[Records with drawing code]
## START

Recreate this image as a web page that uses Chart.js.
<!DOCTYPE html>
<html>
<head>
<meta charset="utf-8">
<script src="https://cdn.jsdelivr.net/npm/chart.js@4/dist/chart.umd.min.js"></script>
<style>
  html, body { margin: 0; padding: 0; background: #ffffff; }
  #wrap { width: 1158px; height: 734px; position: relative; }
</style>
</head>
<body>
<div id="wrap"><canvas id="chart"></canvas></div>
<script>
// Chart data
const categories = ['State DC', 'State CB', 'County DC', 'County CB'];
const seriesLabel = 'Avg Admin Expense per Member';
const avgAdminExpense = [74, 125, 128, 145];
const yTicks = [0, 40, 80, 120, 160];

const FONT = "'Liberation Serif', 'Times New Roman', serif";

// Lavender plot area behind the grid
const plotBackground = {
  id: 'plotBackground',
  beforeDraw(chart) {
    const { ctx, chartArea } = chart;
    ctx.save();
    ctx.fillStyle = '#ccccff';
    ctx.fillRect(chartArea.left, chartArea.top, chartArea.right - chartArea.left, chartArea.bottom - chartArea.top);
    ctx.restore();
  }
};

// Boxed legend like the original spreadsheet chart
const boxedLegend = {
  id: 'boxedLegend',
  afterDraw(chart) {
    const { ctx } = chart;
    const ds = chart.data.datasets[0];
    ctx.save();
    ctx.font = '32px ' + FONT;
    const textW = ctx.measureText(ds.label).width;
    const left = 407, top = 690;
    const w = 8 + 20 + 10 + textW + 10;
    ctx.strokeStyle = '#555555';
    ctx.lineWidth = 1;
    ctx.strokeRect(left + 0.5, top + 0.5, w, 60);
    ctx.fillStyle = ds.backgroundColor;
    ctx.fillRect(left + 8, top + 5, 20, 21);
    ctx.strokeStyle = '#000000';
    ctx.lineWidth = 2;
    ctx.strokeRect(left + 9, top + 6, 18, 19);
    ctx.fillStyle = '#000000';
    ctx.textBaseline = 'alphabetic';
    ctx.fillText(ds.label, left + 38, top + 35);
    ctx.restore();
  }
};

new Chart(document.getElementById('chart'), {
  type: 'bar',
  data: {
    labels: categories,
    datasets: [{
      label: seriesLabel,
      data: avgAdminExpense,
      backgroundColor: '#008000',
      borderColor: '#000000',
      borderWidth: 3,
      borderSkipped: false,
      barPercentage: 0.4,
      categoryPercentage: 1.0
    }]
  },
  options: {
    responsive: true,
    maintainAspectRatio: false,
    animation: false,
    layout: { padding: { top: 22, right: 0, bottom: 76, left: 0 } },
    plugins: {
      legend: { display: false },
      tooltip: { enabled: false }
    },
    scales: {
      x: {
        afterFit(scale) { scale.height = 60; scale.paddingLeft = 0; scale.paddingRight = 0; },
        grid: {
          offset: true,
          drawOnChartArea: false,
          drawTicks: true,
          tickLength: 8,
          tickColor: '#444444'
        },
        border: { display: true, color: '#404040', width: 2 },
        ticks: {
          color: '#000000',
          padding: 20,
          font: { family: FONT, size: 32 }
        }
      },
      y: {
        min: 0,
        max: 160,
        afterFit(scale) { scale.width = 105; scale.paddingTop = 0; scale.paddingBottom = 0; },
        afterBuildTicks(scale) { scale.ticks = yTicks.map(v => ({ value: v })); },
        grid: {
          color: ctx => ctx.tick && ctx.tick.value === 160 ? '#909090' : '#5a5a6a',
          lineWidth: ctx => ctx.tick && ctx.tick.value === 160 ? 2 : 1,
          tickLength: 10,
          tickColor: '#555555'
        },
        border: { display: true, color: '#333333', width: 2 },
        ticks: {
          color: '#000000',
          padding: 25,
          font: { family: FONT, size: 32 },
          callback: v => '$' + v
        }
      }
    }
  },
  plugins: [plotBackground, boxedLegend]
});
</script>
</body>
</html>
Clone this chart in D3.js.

## END

(The request)
Copy every line of the records above, starting with the first, up to and including the line containing "Serif', 'Times New".

(The response)
Recreate this image as a web page that uses Chart.js.
<!DOCTYPE html>
<html>
<head>
<meta charset="utf-8">
<script src="https://cdn.jsdelivr.net/npm/chart.js@4/dist/chart.umd.min.js"></script>
<style>
  html, body { margin: 0; padding: 0; background: #ffffff; }
  #wrap { width: 1158px; height: 734px; position: relative; }
</style>
</head>
<body>
<div id="wrap"><canvas id="chart"></canvas></div>
<script>
// Chart data
const categories = ['State DC', 'State CB', 'County DC', 'County CB'];
const seriesLabel = 'Avg Admin Expense per Member';
const avgAdminExpense = [74, 125, 128, 145];
const yTicks = [0, 40, 80, 120, 160];

const FONT = "'Liberation Serif', 'Times New Roman', serif";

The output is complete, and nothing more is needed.